Special Segment: Withdrawing On Your Future

October 11, 2010 (CHICAGO)

The Rybolts prepared for their future. But once they married this year and joined their families market forces worked against their plans. Keith took a $20,000 pay cut after a lay off. They could not sell either home for what they hoped. And Christina took on her son's car payment when her son lost his job.

"Everything combined just hit us so hard," said Christina Rybolt.

They both took money out of the 401Ks. Over the last year, they took out $12,000.

"I went from having a nice little nest egg that would have accumulated through the years that is pretty much almost gone," said Keith Rybolt.

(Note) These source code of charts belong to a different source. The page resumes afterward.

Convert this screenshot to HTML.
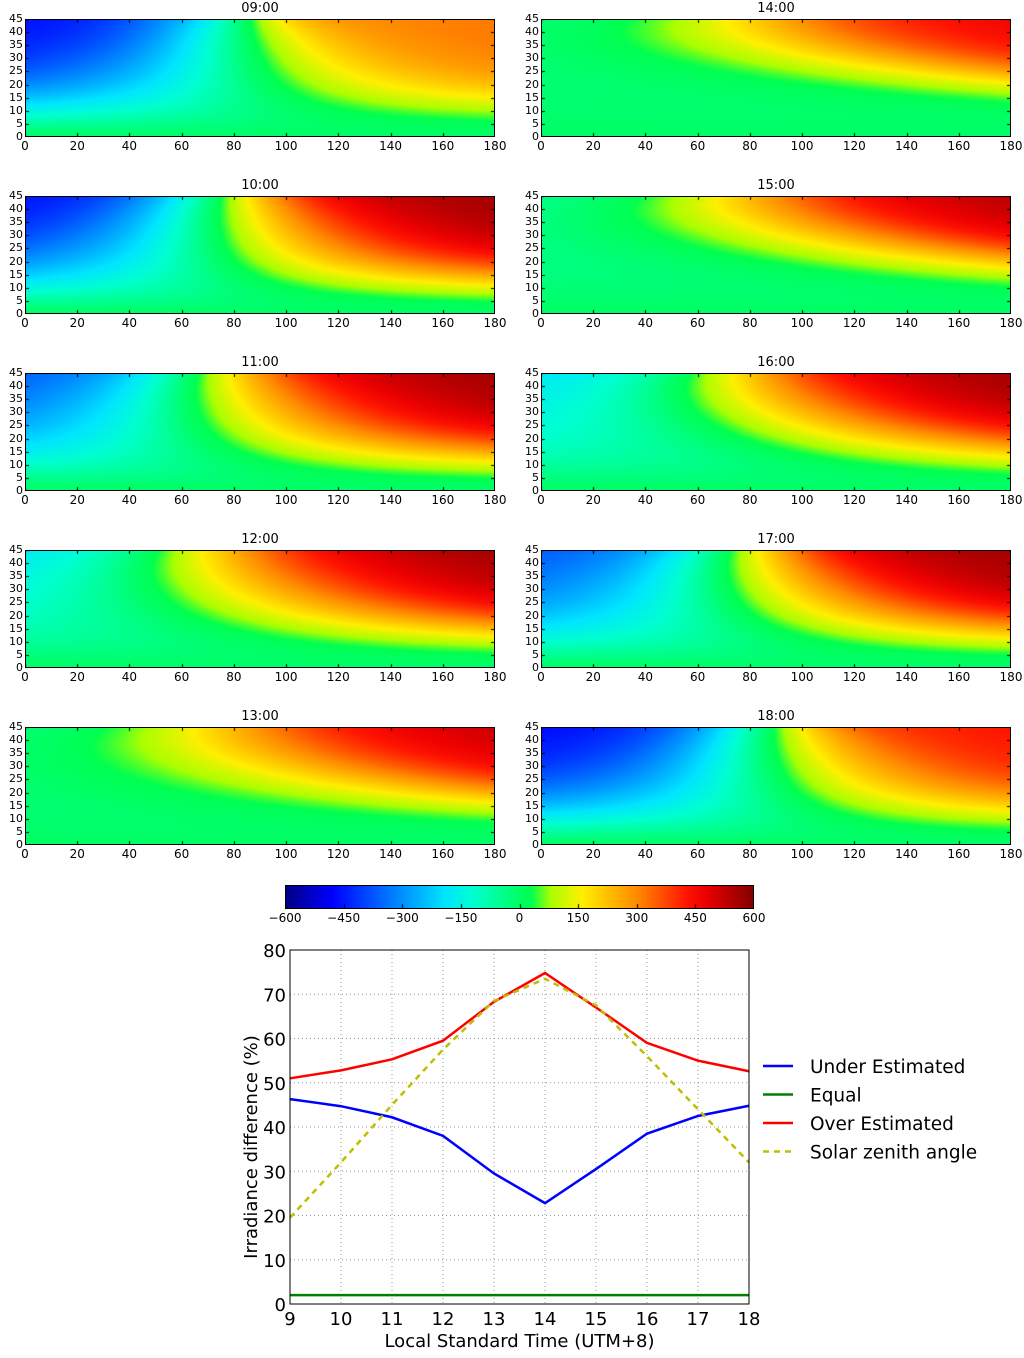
<!DOCTYPE html>
<html><head><meta charset="utf-8">
<style>
body{margin:0;background:#fff;width:1024px;height:1358px;position:relative;overflow:hidden;font-family:"DejaVu Sans","Liberation Sans",sans-serif;}
.t{position:absolute;font-size:12px;color:#000;white-space:nowrap;}
canvas{position:absolute;}
.frame{position:absolute;border:1px solid #000;box-sizing:border-box;}
</style></head>
<body>
<div id="root"></div>
<svg id="lc" width="1024" height="1358" style="position:absolute;left:0;top:0;pointer-events:none"></svg>
<script>
// heatmap panel parameters
const panelTitles=["09:00","10:00","11:00","12:00","13:00","14:00","15:00","16:00","17:00","18:00"];
const panelNeg=[-480,-480,-380,-200,-40,-30,-60,-200,-380,-480];
const panelPos=[320,560,560,560,520,470,540,560,560,430];
const panelCenter=[88,85,80,75,78,82,80,80,85,95];
const panelWidth=[8,15,18,22,25,25,24,20,15,12];
const panelShift=[30,40,60,120,250,380,300,150,70,40];
const xTicks=[0,20,40,60,80,100,120,140,160,180];
const yTicks=[0,5,10,15,20,25,30,35,40,45];
const cbTicks=[-600,-450,-300,-150,0,150,300,450,600];
// line chart data
const hours=[9,10,11,12,13,14,15,16,17,18];
const underEst=[46.3,44.7,42.2,38,29.5,22.8,30.5,38.5,42.5,44.8];
const equalEst=[2,2,2,2,2,2,2,2,2,2];
const overEst=[51,52.8,55.3,59.5,68.3,74.8,67,59,55,52.6];
const solarZenith=[19.5,32,45,57.5,68.5,73.5,67.5,56,44,32];
const lcYTicks=[0,10,20,30,40,50,60,70,80];

const cmapV=[-600,-480,-320,-190,-120,0,30,80,160,300,430,480,600];
const cmapC=[[0,0,130],[0,0,255],[0,130,255],[0,230,255],[0,255,210],[0,255,100],[0,255,80],[170,255,0],[255,240,0],[255,140,0],[255,20,0],[235,0,0],[130,0,0]];
function cmap(v){
  if(v<=cmapV[0])return cmapC[0];
  for(let i=1;i<cmapV.length;i++){if(v<=cmapV[i]){const f=(v-cmapV[i-1])/(cmapV[i]-cmapV[i-1]),a=cmapC[i-1],b=cmapC[i];
    return [a[0]+(b[0]-a[0])*f|0,a[1]+(b[1]-a[1])*f|0,a[2]+(b[2]-a[2])*f|0];}}
  return cmapC[cmapC.length-1];
}
const sig=z=>1/(1+Math.exp(-z));
function val(x,y,i){
  const t=y/45,u=1-t,c0=panelCenter[i];
  const c=c0+panelShift[i]*u*u, w=panelWidth[i]+45*u;
  const s=sig((x-c)/w);
  const A=1-Math.exp(-Math.pow(t/0.36,2));
  const An=1-Math.exp(-Math.pow(t/0.38,1.5));
  const sn=sig((x-(c0-25+panelShift[i]*u*u*0.5))/(18+20*u));
  return panelPos[i]*s*A*(0.85+0.15*x/180) + panelNeg[i]*(1-sn)*An;
}
const root=document.getElementById('root');
const W=470,H=118;
function ticks(L,T,w,h,xs,ys){
  const c=document.createElement('canvas');c.width=w;c.height=h;c.style.left=L+'px';c.style.top=T+'px';
  
  
  const g=c.getContext('2d');g.fillStyle='#000';
  xs.forEach(px=>{g.fillRect(Math.round(px),h-4,1,4);g.fillRect(Math.round(px),0,1,4);});
  ys.forEach(py=>{g.fillRect(0,Math.round(py),4,1);g.fillRect(w-4,Math.round(py),4,1);});
  root.appendChild(c);
}
for(let i=0;i<10;i++){
  const col=i<5?0:1,row=i%5;
  const L=col?541:25, T=[19,196,373,550,727][row];
  const cv=document.createElement('canvas');
  
  
  cv.width=W;cv.height=H;cv.style.left=L+'px';cv.style.top=T+'px';
  const ctx=cv.getContext('2d'),img=ctx.createImageData(W,H);
  for(let py=0;py<H;py++)for(let px=0;px<W;px++){
    const x=px/W*180,y=(1-py/H)*45;
    const [r,g,b]=cmap(val(x,y,i)),k=(py*W+px)*4;
    img.data[k]=r;img.data[k+1]=g;img.data[k+2]=b;img.data[k+3]=255;
  }
  ctx.putImageData(img,0,0);root.appendChild(cv);
  ticks(L,T,W,H,xTicks.map(v=>v/180*W),yTicks.map(v=>H-v/45*H));
  const f=document.createElement('div');f.className='frame';
  
  
  f.style.cssText=`left:${L}px;top:${T}px;width:${W}px;height:${H}px`;root.appendChild(f);
  const tt=document.createElement('div');tt.className='t';
  
  
  tt.textContent=panelTitles[i];tt.style.cssText=`left:${L}px;width:${W}px;text-align:center;top:${T-18}px;font-size:13px`;root.appendChild(tt);
  xTicks.forEach(v=>{const d=document.createElement('div');d.className='t';
    
    
    d.textContent=v;d.style.cssText=`left:${L+v/180*W-20}px;width:40px;text-align:center;top:${T+H+2}px`;root.appendChild(d);});
  yTicks.forEach(v=>{const d=document.createElement('div');d.className='t';
    
    
    d.textContent=v;d.style.cssText=`left:${L-32}px;width:30px;text-align:right;top:${T+H-v/45*H-7}px;font-size:11px`;root.appendChild(d);});
}
{const cv=document.createElement('canvas');


cv.width=469;cv.height=24;cv.style.left='285px';cv.style.top='885px';
const ctx=cv.getContext('2d');
for(let px=0;px<469;px++){const [r,g,b]=cmap(-600+px/468*1200);ctx.fillStyle=`rgb(${r},${g},${b})`;ctx.fillRect(px,0,1,24);}
ctx.fillStyle='#000';cbTicks.forEach(v=>ctx.fillRect(Math.round((v+600)/1200*469),19,1,5));
root.appendChild(cv);
const f=document.createElement('div');f.className='frame';


f.style.cssText='left:285px;top:885px;width:469px;height:24px';root.appendChild(f);
cbTicks.forEach(v=>{const d=document.createElement('div');d.className='t';
  
  
  d.textContent=v<0?'\u2212'+(-v):v;d.style.cssText=`left:${285+(v+600)/1200*469-25}px;width:50px;text-align:center;top:911px`;root.appendChild(d);});
}
const svg=document.getElementById('lc'),NS='http://www.w3.org/2000/svg';
const X0=290,X1=749,Y0=1304,Y1=950;
const sx=v=>X0+(v-9)/9*(X1-X0), sy=v=>Y0-v/80*(Y0-Y1);
const FF='DejaVu Sans, Liberation Sans, sans-serif';
function el(tag,attrs,name,txt){const e=document.createElementNS(NS,tag);for(const k in attrs)e.setAttribute(k,attrs[k]);
  
  
  if(txt!==undefined)e.textContent=txt;svg.appendChild(e);return e;}
hours.forEach(h=>{el('line',{x1:sx(h),x2:sx(h),y1:Y1,y2:Y0,stroke:'#999','stroke-dasharray':'1,3'},'x-grid-line');
  el('text',{x:sx(h),y:Y0+21,'font-size':18,'text-anchor':'middle','font-family':FF},'x-tick-label',h);});
lcYTicks.forEach(v=>{el('line',{x1:X0,x2:X1,y1:sy(v),y2:sy(v),stroke:'#999','stroke-dasharray':'1,3'},'y-grid-line');
  el('text',{x:X0-4,y:sy(v)+7,'font-size':18,'text-anchor':'end','font-family':FF},'y-tick-label',v);});
function line(arr,color,name,dash){el('polyline',{points:arr.map((v,i)=>sx(hours[i])+','+sy(v)).join(' '),fill:'none',stroke:color,'stroke-width':2.5,'stroke-dasharray':dash||'none'},name);}
line(underEst,'#0000ff','under-estimated-line');
line(equalEst,'#008000','equal-line');
line(overEst,'#ff0000','over-estimated-line');
line(solarZenith,'#bfbf00','solar-zenith-line','6,5');
el('rect',{x:X0,y:Y1,width:X1-X0,height:Y0-Y1,fill:'none',stroke:'#000','stroke-width':1},'plot-frame');
el('text',{x:(X0+X1)/2,y:1347,'font-size':18,'text-anchor':'middle','font-family':FF},'x-axis-title','Local Standard Time (UTM+8)');
el('text',{x:257,y:(Y0+Y1)/2+20,'font-size':18,'text-anchor':'middle','font-family':FF,transform:`rotate(-90 257 ${(Y0+Y1)/2+20})`},'y-axis-title','Irradiance difference (%)');
const legNames=['Under Estimated','Equal','Over Estimated','Solar zenith angle'],legCols=['#0000ff','#008000','#ff0000','#bfbf00'];
legNames.forEach((n,i)=>{const y=1066+i*28.5;
  el('line',{x1:763,x2:793,y1:y,y2:y,stroke:legCols[i],'stroke-width':2.5,'stroke-dasharray':i==3?'6,5':'none'},'legend-swatch');
  el('text',{x:810,y:y+7,'font-size':18.5,'font-family':FF},'legend-entry',n);});
</script>
</body></html>
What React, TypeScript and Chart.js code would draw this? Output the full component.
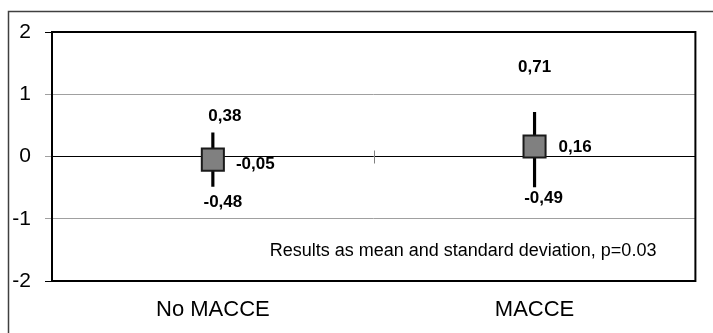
import React, { useEffect, useRef } from "react";
import { Chart, registerables } from "chart.js";

Chart.register(...registerables);

const categories = ["No MACCE", "MACCE"];
const means = [-0.05, 0.16];
const upper = [0.38, 0.71];
const lower = [-0.48, -0.49];
const yTicks = [-2, -1, 0, 1, 2];
const note = "Results as mean and standard deviation, p=0.03";

// label offsets (px) relative to the marks, per category
const upperOffset = [
  { dx: 12, dy: -17 },
  { dx: 0, dy: -45 },
];
const meanOffset = [
  { dx: 12, dy: 5 },
  { dx: 13, dy: 1 },
];
const lowerOffset = [
  { dx: 10, dy: 16 },
  { dx: 9, dy: 11 },
];

const FONT = "'Liberation Sans', Arial, sans-serif";
const fmt = (v: number) => v.toFixed(2).replace(".", ",");

const decorPlugin = {
  id: "decor",
  beforeDraw(chart: any) {
    const ctx = chart.ctx;
    ctx.save();
    ctx.fillStyle = "#fff";
    ctx.fillRect(0, 0, chart.width, chart.height);
    ctx.restore();
  },
  afterDatasetsDraw(chart: any) {
    const ctx = chart.ctx;
    const xs = chart.scales.x;
    const ys = chart.scales.y;
    const area = chart.chartArea;
    ctx.save();
    // middle tick on the zero line
    const midX = (xs.getPixelForValue(0) + xs.getPixelForValue(1)) / 2;
    const zeroY = ys.getPixelForValue(0);
    ctx.strokeStyle = "#808080";
    ctx.lineWidth = 1;
    ctx.beginPath();
    ctx.moveTo(Math.round(midX) + 0.5, zeroY - 6);
    ctx.lineTo(Math.round(midX) + 0.5, zeroY + 7);
    ctx.stroke();

    // plot border
    ctx.strokeStyle = "#000";
    ctx.lineWidth = 2;
    ctx.strokeRect(area.left, area.top, area.right - area.left, area.bottom - area.top);

    // outer frame
    ctx.strokeStyle = "#404040";
    ctx.lineWidth = 1.5;
    ctx.strokeRect(8.5, 11.5, chart.width + 10, chart.height + 10);

    // data labels
    ctx.fillStyle = "#000";
    ctx.font = `bold 17px ${FONT}`;
    ctx.textBaseline = "middle";
    const meta = chart.getDatasetMeta(0);
    categories.forEach((_, i) => {
      const x = xs.getPixelForValue(i);
      const pt = meta.data[i];
      const half = pt.options.radius * Math.SQRT1_2;
      const yMean = ys.getPixelForValue(means[i]);
      const yUp = ys.getPixelForValue(upper[i]);
      const yLo = ys.getPixelForValue(lower[i]);
      ctx.textAlign = "center";
      ctx.fillText(fmt(upper[i]), x + upperOffset[i].dx, yUp + upperOffset[i].dy);
      ctx.fillText(fmt(lower[i]), x + lowerOffset[i].dx, yLo + lowerOffset[i].dy);
      ctx.textAlign = "left";
      ctx.fillText(fmt(means[i]), x + half + meanOffset[i].dx, yMean + meanOffset[i].dy);
    });

    // note
    ctx.font = `18px ${FONT}`;
    ctx.textAlign = "right";
    ctx.fillText(note, area.right - 39, ys.getPixelForValue(-1.5) + 1);
    ctx.restore();
  },
};

export default function App() {
  const ref = useRef<HTMLCanvasElement>(null);
  useEffect(() => {
    if (!ref.current) return;
    const chart = new Chart(ref.current, {
      type: "bar",
      data: {
        labels: categories,
        datasets: [
          {
            type: "line",
            data: means,
            showLine: false,
            pointStyle: "rect",
            pointRadius: 15.6,
            pointHoverRadius: 15.6,
            backgroundColor: "#808080",
            borderColor: "#1a1a1a",
            pointBorderWidth: 2,
            order: 1,
          } as any,
          {
            type: "bar",
            data: categories.map((_, i) => [lower[i], upper[i]]),
            backgroundColor: "#000",
            borderWidth: 0,
            barThickness: 2.5,
            order: 2,
          } as any,
        ],
      },
      options: {
        responsive: false,
        animation: false,
        layout: { padding: { top: 32, right: 16, left: 0, bottom: 0 } },
        plugins: {
          legend: { display: false },
          tooltip: { enabled: false },
        },
        scales: {
          x: {
            type: "category",
            offset: true,
            grid: { display: false, drawTicks: false },
            border: { display: false },
            ticks: {
              font: { size: 22, family: FONT },
              color: "#000",
              padding: 16,
              maxRotation: 0,
            },
            afterFit: (s: any) => {
              s.height = 52;
            },
          },
          y: {
            min: yTicks[0],
            max: yTicks[yTicks.length - 1],
            afterBuildTicks: (s: any) => {
              s.ticks = yTicks.map((v) => ({ value: v }));
            },
            grid: {
              color: (c: any) => (c.tick && c.tick.value === 0 ? "#000" : "#a0a0a0"),
              tickColor: (c: any) => (c.tick && Math.abs(c.tick.value) === 2 ? "#000" : "#a0a0a0"),
              lineWidth: 1,
              tickLength: 7,
            },
            border: { display: false },
            ticks: {
              font: { size: 21, family: FONT },
              color: "#000",
              padding: 14,
            },
            afterFit: (s: any) => {
              s.width = 52;
            },
          },
        },
      },
      plugins: [decorPlugin],
    });
    return () => chart.destroy();
  }, []);
  return (
    <div style={{ position: "fixed", left: 0, top: 0, width: 713, height: 333 }}>
      <canvas ref={ref} width={713} height={333} style={{ width: 713, height: 333 }} />
    </div>
  );
}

Sharon Oberlander, managing director of investments at Merrill Lynch, suggests taking a loan against the 401K instead of a withdrawal. She says the penalties for a 401K hardship withdrawal are:

  • 10 percent if you're younger than 59 and a half
  • you would owe taxes on the withdrawal
  • the lost investment for your retirement would be hard to make up.
  • "The minute you pull some out you're paying taxes you're possibly paying penalties you're losing a lot of ground," said Oberlander.

    Market losses, layoffs, lost income and unexpected costs are forcing families to find a way through financial hardship. Experts urge looking at all other options before tapping into retirement cash.

    Lazetta Rainey Braxton is a certified financial planner with Financial Fountains. She works with clients to find the right solution to their financial goals.

    In an emergency Braxton suggests looking at:

  • withdrawing from savings accounts first
  • education funds - as children will be able to get loans for school, you'd be pressed to get loans for retirement
  • "They can have the opportunity to have a couple of decades ahead of them to make up the differences whereas parents don't have the same luxury," said Rainey Braxton.

    If you're thinking about credit, before looking to credit cards or payday loans Braxton recommends:

  • consider borrowing against a whole life insurance policy or securities
  • try working with a credit union which may have a more competitive rate.
  • Braxton also suggests:

  • asking a relative or friend for a loan
  • reaching out to charitable organizations, even profession organizations that may offer hardship loans or grants
  • consider selling collectibles or valuable keepsakes

    "Heirlooms that you really would not to let go of but at this time it may just be important to let go," said Rainey Braxton.

    The Rybolts say they had tapped other resources and taking the money out of their 401Ks was a last resort. With four kids yet to go to college, they're not sure when or if they'll be able to retire.

    "If you can avoid taking it out, avoid it by all means," said Keith Rybolt. "I would have liked to retire at 67. I don't foresee it."

    The Rybolts say with their own children they didn't consider moving in with their families. But after seeing the impact of the withdrawal they urge others to consider everything.

    Something else to know about a 401K loan: if you leave that job the loan has to be repaid before rolling those funds into another retirement account.